1. A controlled release preparation comprising an ionic polymer matrix loaded with a pharmaceutically active compound which is a cytotoxic or cytostatic drug, said pharmaceutically active compound being complexed with a metal ion to slow the release of the active compound from the polymer matrix.

2. A preparation according to claim 1, wherein the ionic polymer matrix is in the form of microspheres.

3. A preparation according to claim 2, wherein the microspheres have a diameter in the size range of 10-200 micron.

4. A preparation according to claim 1, wherein the cytotoxic or cytostatic drug is doxorubicin or daunorubicin.

5. A preparation according to claim 1, wherein the ionic polymer matrix comprises a biodegradable crosslinked albumin/dextran sulphate matrix.

6. A preparation according to claim 1, wherein the metal ion is Fe.

7. A preparation according to claim 1, wherein the ionic polymer matrix is selected from the group consisting of a crosslinked albumin/dextran sulphate matrix and a polystyrene-divinylbenzene based ion exchange resin, and the ionic polymer matrix is loaded with Fe-complexed doxorubicin.

8. A controlled release preparation comprising an ionic polymer matrix loaded with cisplatin, said cisplatin complexed with chitosan to slow the release of the cisplatin from the ionic polymer matrix.

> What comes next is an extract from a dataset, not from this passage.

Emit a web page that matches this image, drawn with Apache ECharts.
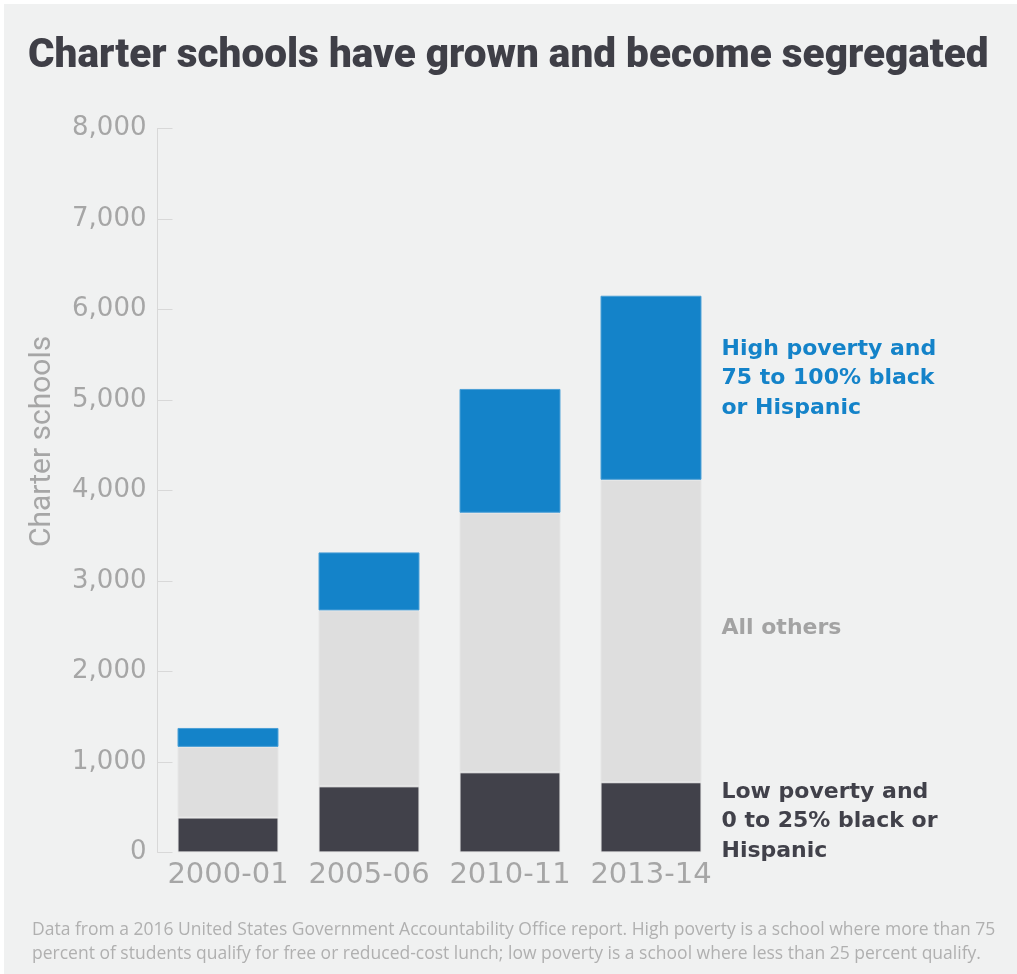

9. A preparation according to claim 8, wherein the ionic polymer matrix is selected from the group consisting of a crosslinked albumin/dextran sulphate matrix and a polystyrene-divinylbenzene based ion exchange resin.

10. A pharmaceutical composition comprising a controlled release preparation according to claim 1 or claim 8, together with a pharmaceutically acceptable carrier and/or diluent.

11. A method of treatment of a human or animal patient, which comprises administration to the patient of a therapeutically effective amount of a controlled release preparation according to claim 1 or claim 8.

12. A method according to claim 11, wherein said controlled release preparation is administered parenterally.

13. A preparation according to claim 3, wherein said microspheres have a diameter in the size range of 20-70 micron.

14. A method according to claim 12, wherein said controlled release preparation is administered intraarterially or intravenously.